[start RECORDS PROVIDED]
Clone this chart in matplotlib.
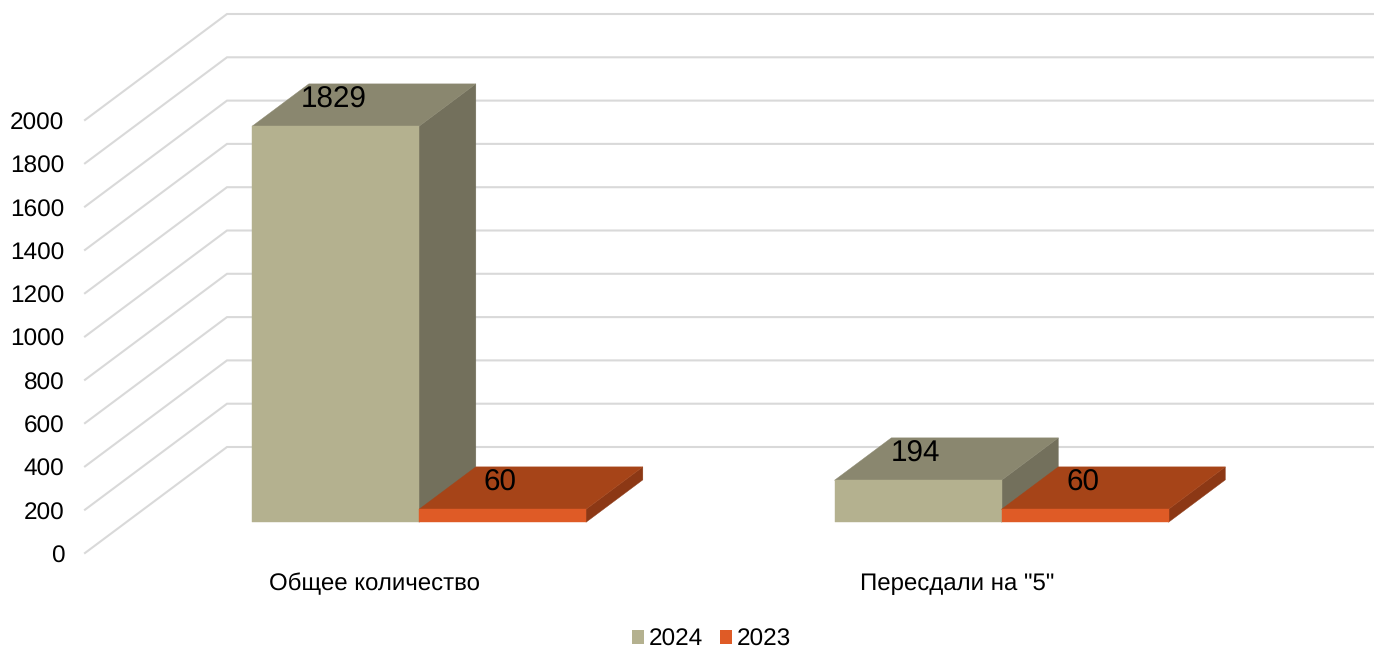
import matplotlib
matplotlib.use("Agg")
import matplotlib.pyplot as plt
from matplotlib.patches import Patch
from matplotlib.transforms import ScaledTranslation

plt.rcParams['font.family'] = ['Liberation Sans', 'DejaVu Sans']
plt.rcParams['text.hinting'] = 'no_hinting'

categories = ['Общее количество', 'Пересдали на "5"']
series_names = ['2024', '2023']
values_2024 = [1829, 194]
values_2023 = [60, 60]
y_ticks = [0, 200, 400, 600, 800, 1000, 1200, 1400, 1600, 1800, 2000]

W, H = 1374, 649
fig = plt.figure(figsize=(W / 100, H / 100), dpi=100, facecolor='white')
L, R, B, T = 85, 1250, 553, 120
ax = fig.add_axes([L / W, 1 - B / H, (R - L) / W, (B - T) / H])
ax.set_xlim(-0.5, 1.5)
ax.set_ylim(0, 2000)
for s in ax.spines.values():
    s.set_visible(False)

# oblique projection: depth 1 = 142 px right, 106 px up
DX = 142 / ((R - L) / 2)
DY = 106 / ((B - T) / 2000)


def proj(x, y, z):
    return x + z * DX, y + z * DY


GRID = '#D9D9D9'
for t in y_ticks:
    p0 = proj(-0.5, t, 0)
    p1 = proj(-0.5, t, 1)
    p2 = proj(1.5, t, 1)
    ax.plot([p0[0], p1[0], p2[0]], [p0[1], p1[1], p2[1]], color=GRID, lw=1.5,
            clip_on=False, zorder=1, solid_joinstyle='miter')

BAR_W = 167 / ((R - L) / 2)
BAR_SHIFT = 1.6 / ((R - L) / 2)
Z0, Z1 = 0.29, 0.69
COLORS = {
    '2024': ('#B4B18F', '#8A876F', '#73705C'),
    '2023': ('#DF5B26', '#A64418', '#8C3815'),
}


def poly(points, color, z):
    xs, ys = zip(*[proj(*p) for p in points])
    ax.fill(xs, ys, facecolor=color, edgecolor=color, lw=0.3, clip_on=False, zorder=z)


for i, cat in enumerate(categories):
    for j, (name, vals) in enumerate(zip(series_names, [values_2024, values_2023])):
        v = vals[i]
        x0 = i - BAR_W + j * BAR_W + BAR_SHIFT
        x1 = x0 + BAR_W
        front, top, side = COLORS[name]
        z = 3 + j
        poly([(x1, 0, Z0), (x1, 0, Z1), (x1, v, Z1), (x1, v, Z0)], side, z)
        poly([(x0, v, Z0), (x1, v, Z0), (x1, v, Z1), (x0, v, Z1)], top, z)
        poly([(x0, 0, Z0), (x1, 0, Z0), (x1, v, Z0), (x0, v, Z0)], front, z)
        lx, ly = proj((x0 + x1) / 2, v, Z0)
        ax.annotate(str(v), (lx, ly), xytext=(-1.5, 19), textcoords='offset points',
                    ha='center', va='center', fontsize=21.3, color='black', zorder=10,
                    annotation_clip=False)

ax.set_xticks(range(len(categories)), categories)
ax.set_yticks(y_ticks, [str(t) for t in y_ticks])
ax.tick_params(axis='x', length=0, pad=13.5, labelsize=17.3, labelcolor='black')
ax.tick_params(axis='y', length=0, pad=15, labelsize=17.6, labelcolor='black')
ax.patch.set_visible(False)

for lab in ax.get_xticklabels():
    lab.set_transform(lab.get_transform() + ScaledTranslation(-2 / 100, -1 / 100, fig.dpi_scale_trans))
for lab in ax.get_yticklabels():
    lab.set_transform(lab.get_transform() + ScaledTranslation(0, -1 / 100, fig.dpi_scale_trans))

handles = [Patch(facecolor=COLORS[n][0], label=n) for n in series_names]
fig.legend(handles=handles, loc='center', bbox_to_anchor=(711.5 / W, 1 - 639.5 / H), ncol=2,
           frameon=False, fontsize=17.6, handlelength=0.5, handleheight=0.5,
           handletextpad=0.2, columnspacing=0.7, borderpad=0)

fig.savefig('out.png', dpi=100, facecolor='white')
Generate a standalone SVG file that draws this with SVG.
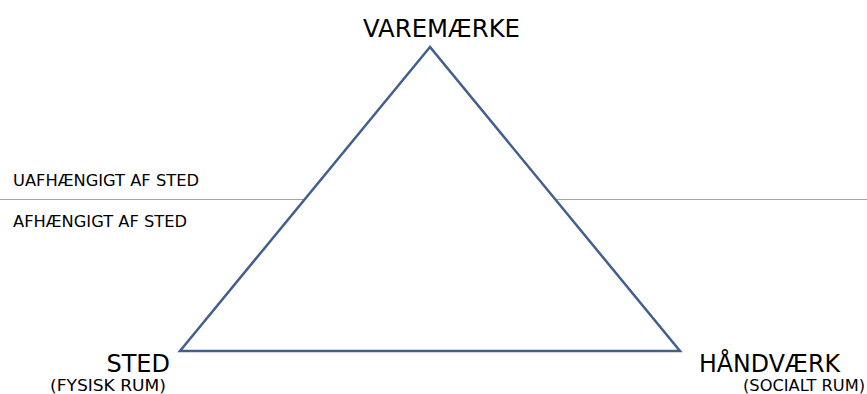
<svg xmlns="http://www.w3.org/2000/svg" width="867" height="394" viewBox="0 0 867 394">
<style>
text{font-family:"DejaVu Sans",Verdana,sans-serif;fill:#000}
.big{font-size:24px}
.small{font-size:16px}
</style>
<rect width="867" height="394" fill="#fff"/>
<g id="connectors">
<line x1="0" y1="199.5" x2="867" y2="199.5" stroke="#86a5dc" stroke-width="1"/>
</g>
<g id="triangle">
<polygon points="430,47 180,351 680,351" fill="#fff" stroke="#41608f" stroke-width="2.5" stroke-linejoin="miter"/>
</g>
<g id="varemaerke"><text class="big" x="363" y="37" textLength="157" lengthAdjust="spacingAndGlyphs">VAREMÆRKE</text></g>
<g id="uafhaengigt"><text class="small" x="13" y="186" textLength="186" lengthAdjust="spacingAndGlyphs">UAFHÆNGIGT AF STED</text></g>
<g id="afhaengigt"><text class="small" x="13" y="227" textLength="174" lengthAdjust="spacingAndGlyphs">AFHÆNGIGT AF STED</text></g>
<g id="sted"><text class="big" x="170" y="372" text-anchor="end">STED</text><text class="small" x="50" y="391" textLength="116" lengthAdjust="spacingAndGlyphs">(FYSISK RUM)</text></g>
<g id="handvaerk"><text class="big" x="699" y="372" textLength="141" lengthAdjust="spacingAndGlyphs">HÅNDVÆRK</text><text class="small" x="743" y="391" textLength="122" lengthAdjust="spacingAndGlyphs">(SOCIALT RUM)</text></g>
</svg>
[end RECORDS PROVIDED]
Only the lines from the start of the material through the line containing "1600, 1800, 2000]" should be transcribed. Pictures stay out.

WRITTEN REPLY:
Clone this chart in matplotlib.
import matplotlib
matplotlib.use("Agg")
import matplotlib.pyplot as plt
from matplotlib.patches import Patch
from matplotlib.transforms import ScaledTranslation

plt.rcParams['font.family'] = ['Liberation Sans', 'DejaVu Sans']
plt.rcParams['text.hinting'] = 'no_hinting'

categories = ['Общее количество', 'Пересдали на "5"']
series_names = ['2024', '2023']
values_2024 = [1829, 194]
values_2023 = [60, 60]
y_ticks = [0, 200, 400, 600, 800, 1000, 1200, 1400, 1600, 1800, 2000]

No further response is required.